> [The request]
Reproduce the lines below exactly, from the one containing "Rebuild this chart" through the one containing "ax = fig.add_axes([left", both included. Leave out any pictures.
═══ Working data ═══
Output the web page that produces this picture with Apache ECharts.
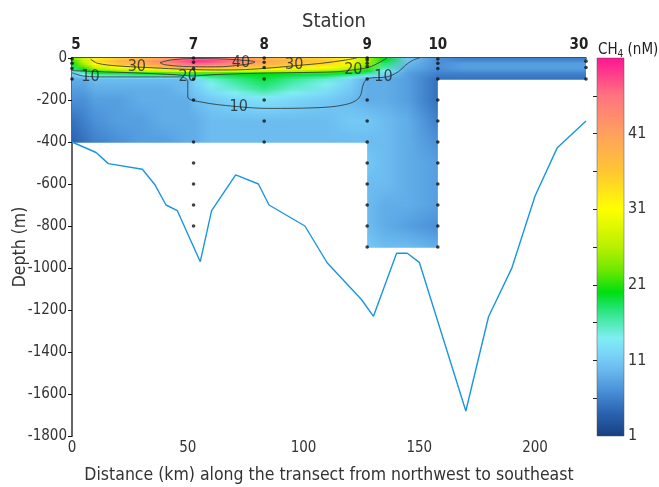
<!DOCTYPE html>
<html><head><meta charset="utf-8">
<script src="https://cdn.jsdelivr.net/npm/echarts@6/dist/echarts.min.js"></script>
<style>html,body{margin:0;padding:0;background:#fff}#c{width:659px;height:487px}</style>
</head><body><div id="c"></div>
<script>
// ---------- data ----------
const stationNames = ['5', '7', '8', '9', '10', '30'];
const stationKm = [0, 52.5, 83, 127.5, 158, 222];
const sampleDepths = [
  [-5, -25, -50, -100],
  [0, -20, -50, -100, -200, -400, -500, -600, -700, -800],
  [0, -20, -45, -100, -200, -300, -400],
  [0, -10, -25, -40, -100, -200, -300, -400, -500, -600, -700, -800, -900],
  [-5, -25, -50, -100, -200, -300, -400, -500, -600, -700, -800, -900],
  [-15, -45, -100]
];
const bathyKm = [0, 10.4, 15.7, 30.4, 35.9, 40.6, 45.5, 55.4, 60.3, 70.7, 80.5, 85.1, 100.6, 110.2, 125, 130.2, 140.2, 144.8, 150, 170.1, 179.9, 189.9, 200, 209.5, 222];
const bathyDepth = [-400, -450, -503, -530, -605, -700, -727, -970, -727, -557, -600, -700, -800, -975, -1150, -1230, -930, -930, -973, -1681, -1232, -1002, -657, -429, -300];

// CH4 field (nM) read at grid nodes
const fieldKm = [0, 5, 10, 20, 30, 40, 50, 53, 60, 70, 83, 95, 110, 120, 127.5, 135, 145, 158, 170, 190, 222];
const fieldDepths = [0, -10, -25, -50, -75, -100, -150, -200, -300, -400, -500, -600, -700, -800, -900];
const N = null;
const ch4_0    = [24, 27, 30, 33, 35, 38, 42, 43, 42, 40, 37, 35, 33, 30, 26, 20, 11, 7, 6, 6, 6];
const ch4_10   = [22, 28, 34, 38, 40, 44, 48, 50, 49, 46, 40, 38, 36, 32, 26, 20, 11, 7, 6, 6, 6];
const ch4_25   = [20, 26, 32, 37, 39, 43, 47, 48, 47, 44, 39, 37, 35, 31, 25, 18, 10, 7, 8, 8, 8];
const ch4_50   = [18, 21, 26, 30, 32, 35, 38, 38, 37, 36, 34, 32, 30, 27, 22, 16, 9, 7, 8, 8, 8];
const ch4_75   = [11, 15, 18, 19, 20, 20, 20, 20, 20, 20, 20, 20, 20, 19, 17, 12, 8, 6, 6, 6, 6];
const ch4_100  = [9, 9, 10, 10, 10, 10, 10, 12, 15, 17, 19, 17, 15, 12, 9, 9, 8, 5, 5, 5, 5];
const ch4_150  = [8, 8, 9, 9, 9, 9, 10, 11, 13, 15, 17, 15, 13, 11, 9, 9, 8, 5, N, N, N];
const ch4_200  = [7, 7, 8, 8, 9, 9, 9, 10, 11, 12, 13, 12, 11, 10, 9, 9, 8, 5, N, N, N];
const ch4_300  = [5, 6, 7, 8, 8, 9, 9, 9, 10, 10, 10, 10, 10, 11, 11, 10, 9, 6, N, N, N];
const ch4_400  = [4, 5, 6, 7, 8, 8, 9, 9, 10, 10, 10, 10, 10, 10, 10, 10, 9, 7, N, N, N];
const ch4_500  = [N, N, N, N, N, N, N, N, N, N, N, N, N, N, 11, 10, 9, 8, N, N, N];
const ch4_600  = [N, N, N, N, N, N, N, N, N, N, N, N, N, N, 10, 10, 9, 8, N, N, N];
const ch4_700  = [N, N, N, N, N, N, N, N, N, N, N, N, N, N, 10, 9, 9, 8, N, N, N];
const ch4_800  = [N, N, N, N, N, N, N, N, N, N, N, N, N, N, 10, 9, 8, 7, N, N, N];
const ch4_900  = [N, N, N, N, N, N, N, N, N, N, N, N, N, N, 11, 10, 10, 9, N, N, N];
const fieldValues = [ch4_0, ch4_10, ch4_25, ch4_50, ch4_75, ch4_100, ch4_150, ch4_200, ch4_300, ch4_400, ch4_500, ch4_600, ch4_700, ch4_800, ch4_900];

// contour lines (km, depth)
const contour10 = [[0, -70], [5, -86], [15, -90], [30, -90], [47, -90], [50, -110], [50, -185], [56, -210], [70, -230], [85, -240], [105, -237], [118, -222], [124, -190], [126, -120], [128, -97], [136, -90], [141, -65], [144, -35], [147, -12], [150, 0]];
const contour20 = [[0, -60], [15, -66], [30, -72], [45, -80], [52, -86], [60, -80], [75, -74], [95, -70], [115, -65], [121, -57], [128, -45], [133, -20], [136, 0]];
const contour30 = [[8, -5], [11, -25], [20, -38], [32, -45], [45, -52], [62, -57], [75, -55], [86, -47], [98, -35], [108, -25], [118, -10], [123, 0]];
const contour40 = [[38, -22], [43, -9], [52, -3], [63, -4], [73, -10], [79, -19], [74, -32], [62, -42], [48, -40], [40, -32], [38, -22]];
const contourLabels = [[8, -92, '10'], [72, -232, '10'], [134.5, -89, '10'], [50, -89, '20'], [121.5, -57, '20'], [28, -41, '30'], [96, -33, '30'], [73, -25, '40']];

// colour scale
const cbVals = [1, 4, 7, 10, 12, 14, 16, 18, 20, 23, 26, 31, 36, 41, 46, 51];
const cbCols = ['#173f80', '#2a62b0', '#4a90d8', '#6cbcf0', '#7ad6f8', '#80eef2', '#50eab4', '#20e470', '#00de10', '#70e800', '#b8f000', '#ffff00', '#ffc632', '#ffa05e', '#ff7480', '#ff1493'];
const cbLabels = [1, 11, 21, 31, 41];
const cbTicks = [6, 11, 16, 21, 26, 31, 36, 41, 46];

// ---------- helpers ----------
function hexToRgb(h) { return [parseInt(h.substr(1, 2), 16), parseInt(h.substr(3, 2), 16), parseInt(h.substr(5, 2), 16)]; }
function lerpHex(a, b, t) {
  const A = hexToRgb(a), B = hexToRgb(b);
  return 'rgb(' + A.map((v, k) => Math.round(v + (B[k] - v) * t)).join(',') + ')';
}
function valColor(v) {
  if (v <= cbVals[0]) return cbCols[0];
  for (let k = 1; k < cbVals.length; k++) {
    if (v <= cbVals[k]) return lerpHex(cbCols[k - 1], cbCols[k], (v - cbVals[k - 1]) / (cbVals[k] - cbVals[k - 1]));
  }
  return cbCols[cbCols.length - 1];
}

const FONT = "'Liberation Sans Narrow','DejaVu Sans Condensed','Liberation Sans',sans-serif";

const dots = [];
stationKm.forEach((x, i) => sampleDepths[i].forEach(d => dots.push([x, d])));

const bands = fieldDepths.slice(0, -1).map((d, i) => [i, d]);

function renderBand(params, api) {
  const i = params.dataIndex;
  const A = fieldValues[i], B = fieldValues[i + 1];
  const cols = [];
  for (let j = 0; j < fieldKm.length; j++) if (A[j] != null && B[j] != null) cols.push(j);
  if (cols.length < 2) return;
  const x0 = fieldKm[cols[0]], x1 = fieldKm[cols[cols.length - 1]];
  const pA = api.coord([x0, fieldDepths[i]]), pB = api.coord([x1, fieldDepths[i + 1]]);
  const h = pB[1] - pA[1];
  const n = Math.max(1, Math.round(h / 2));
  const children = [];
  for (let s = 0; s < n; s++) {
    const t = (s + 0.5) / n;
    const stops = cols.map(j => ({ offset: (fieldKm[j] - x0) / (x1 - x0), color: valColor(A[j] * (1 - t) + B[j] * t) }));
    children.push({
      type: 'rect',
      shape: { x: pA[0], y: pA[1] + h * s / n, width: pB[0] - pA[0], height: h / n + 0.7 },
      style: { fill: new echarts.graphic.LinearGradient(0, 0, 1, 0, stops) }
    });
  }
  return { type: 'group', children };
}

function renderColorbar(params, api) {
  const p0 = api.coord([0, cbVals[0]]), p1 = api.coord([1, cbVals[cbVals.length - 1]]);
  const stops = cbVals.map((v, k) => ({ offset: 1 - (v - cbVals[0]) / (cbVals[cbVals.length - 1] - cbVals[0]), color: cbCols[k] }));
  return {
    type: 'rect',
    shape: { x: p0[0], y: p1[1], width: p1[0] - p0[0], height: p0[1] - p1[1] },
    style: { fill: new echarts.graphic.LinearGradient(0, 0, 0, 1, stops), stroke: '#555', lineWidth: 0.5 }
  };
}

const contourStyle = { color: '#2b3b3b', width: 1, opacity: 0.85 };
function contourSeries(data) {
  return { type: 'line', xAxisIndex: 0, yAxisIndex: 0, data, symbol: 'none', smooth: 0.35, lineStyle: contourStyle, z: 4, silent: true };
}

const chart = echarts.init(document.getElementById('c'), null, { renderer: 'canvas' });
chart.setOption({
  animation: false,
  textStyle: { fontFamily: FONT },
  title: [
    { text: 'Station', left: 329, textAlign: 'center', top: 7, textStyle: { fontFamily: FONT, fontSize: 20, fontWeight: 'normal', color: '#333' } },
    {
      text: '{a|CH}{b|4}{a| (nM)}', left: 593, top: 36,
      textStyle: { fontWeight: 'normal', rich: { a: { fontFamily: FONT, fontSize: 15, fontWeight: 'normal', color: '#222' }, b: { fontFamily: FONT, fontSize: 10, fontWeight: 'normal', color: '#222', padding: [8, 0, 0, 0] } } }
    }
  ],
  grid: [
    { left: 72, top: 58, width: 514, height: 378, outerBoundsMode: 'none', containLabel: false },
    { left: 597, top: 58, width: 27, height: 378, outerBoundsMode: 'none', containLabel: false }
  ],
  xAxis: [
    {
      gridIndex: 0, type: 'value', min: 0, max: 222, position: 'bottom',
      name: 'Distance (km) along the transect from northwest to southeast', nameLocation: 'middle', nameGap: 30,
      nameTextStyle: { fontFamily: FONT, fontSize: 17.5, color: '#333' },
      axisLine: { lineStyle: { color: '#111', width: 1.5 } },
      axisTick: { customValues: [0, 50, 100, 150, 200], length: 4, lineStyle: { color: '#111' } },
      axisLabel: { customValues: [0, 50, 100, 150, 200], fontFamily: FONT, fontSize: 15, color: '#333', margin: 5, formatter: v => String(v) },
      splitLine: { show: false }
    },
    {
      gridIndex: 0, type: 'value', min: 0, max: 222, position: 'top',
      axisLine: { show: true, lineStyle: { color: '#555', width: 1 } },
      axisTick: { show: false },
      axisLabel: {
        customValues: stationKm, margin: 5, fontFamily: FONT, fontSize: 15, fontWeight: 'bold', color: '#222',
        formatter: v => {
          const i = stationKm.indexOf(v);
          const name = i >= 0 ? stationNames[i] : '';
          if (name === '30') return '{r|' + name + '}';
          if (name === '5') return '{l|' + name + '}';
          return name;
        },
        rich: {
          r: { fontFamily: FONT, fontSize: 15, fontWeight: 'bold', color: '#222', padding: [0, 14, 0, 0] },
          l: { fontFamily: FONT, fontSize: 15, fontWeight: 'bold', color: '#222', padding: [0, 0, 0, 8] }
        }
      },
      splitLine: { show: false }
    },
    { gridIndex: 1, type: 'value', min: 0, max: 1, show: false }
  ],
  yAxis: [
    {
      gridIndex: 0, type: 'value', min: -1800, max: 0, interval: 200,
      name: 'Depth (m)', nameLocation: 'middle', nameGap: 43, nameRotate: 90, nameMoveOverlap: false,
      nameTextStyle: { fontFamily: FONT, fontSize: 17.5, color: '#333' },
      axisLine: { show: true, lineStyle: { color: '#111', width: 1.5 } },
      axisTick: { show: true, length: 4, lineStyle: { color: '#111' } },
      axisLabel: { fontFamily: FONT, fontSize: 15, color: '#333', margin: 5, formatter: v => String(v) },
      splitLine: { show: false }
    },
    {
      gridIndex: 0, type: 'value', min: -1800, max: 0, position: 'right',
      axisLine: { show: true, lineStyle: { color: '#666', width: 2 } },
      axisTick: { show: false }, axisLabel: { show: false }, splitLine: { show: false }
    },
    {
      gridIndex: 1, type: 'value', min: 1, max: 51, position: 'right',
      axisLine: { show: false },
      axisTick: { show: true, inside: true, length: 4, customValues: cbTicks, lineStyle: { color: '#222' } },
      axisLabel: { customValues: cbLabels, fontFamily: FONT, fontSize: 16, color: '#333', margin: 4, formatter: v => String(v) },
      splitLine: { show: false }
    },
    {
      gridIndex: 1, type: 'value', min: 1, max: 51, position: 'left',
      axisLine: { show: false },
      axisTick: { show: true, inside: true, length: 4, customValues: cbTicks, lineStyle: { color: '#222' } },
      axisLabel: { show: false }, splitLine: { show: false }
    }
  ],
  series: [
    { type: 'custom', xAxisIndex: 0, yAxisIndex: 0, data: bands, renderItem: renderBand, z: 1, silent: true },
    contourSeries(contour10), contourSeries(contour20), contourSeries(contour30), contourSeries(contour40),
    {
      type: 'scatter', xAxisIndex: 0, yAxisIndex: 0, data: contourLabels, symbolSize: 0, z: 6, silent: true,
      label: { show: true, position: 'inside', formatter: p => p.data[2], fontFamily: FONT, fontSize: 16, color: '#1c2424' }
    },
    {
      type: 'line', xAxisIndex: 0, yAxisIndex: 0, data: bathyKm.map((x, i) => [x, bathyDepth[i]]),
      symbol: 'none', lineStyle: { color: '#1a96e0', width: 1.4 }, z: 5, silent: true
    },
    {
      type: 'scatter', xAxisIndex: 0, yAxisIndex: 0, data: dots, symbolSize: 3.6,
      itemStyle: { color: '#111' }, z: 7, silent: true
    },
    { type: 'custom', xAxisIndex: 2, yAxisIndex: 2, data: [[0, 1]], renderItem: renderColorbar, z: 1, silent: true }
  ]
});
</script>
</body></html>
═══
═══ Working data ═══
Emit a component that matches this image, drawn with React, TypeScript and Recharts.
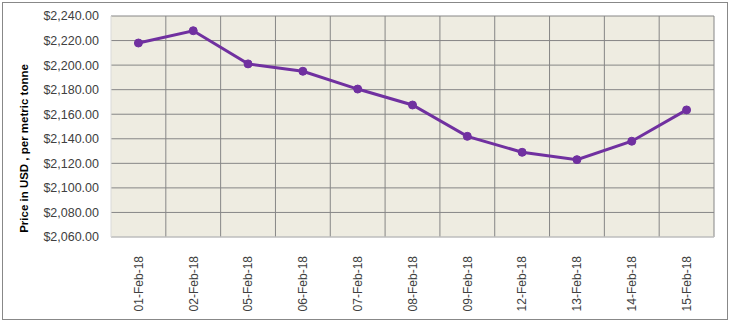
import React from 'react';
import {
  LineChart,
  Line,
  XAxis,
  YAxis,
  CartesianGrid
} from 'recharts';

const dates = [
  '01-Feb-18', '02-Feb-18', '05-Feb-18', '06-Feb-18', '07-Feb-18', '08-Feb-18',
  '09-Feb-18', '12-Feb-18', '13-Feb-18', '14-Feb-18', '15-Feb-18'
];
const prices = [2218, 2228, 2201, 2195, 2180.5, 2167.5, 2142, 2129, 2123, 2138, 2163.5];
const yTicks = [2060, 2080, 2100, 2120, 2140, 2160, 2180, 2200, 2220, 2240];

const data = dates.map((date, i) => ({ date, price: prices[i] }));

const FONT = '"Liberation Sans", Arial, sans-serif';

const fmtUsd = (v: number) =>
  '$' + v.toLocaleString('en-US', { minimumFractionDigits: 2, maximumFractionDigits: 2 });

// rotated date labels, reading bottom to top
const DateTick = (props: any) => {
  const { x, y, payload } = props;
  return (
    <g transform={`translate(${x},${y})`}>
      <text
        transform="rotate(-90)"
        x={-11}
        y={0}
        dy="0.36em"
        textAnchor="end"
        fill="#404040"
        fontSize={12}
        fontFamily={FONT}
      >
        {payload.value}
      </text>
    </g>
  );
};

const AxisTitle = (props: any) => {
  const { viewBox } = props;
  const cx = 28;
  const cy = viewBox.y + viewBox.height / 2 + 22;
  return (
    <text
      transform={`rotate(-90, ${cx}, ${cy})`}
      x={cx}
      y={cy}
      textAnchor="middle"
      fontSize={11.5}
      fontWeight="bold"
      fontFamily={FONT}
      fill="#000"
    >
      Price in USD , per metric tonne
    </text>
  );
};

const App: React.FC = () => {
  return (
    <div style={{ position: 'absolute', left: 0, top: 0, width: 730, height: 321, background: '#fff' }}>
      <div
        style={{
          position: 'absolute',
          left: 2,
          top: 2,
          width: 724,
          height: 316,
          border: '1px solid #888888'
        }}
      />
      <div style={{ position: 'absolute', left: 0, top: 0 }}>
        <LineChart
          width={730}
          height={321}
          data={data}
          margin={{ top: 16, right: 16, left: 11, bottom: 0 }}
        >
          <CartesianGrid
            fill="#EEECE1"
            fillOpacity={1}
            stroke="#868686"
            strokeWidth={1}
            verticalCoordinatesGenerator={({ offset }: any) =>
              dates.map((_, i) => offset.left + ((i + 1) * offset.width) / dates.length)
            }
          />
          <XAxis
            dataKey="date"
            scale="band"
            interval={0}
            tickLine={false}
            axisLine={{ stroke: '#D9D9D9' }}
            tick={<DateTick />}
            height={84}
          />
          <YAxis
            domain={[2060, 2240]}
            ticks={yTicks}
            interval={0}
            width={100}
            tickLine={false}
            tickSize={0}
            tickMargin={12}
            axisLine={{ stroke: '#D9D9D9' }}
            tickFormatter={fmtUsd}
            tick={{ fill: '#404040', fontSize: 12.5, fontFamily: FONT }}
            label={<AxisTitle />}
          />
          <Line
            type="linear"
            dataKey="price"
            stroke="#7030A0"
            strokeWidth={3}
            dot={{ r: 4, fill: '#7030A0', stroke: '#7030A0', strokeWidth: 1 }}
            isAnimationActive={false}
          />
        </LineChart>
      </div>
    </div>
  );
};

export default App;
═══
═══ Working data ═══
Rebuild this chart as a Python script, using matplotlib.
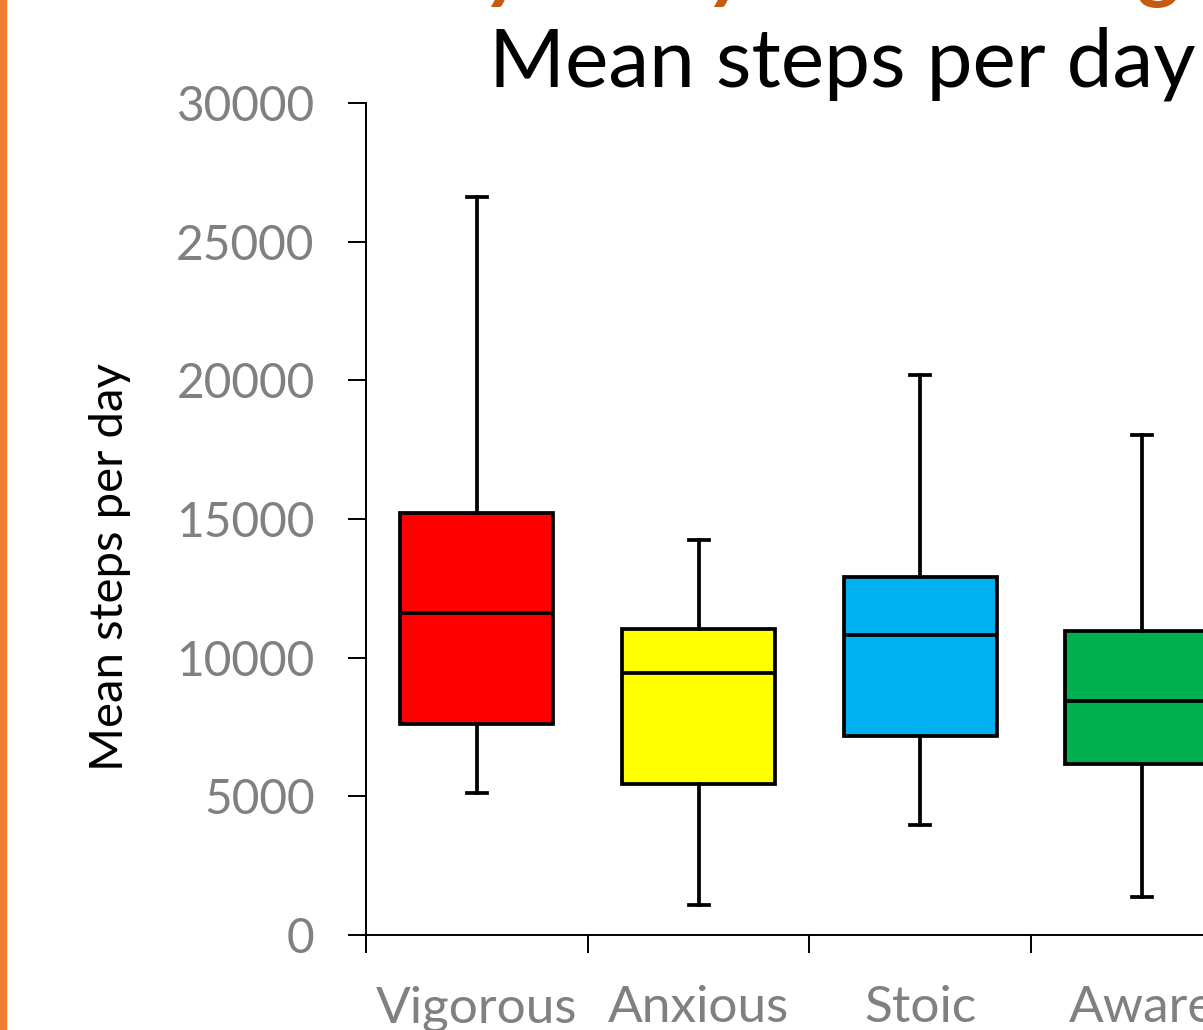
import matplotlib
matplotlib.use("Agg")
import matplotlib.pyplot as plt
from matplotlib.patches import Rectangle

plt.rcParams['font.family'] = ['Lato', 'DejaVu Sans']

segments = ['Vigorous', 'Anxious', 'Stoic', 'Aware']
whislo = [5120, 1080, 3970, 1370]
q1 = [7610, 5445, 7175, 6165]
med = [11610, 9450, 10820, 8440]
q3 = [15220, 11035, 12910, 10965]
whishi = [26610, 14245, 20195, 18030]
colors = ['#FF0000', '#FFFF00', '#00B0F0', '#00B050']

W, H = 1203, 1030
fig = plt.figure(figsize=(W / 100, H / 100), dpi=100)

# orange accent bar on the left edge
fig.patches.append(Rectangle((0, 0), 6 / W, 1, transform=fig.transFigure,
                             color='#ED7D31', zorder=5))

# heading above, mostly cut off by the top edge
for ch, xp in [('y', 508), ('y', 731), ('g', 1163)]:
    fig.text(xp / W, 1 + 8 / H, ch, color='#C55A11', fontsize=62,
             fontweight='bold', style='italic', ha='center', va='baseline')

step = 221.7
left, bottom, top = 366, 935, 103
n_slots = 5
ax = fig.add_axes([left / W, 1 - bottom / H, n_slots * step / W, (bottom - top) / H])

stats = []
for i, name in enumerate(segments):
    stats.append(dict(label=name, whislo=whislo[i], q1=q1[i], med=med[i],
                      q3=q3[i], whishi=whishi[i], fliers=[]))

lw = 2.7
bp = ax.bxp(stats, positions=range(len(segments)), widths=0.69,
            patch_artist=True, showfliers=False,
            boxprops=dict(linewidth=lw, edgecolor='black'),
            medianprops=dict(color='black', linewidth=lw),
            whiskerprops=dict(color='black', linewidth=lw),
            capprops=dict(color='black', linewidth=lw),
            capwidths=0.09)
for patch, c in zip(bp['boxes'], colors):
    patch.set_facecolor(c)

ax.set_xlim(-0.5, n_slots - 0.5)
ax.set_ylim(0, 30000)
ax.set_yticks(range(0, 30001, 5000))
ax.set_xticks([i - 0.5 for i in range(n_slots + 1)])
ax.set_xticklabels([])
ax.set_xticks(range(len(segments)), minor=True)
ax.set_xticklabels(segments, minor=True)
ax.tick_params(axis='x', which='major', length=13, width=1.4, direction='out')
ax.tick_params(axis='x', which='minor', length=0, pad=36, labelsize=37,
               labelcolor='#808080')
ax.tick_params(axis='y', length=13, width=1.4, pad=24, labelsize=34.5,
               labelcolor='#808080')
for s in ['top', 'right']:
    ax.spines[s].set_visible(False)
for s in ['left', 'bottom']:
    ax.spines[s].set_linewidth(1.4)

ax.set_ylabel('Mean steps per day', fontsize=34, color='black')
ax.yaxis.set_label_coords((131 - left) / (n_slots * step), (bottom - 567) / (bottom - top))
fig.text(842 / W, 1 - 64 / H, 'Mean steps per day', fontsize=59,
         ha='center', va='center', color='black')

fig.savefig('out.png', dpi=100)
═══
> [Task response]
Rebuild this chart as a Python script, using matplotlib.
import matplotlib
matplotlib.use("Agg")
import matplotlib.pyplot as plt
from matplotlib.patches import Rectangle

plt.rcParams['font.family'] = ['Lato', 'DejaVu Sans']

segments = ['Vigorous', 'Anxious', 'Stoic', 'Aware']
whislo = [5120, 1080, 3970, 1370]
q1 = [7610, 5445, 7175, 6165]
med = [11610, 9450, 10820, 8440]
q3 = [15220, 11035, 12910, 10965]
whishi = [26610, 14245, 20195, 18030]
colors = ['#FF0000', '#FFFF00', '#00B0F0', '#00B050']

W, H = 1203, 1030
fig = plt.figure(figsize=(W / 100, H / 100), dpi=100)

# orange accent bar on the left edge
fig.patches.append(Rectangle((0, 0), 6 / W, 1, transform=fig.transFigure,
                             color='#ED7D31', zorder=5))

# heading above, mostly cut off by the top edge
for ch, xp in [('y', 508), ('y', 731), ('g', 1163)]:
    fig.text(xp / W, 1 + 8 / H, ch, color='#C55A11', fontsize=62,
             fontweight='bold', style='italic', ha='center', va='baseline')

step = 221.7
left, bottom, top = 366, 935, 103
n_slots = 5
ax = fig.add_axes([left / W, 1 - bottom / H, n_slots * step / W, (bottom - top) / H])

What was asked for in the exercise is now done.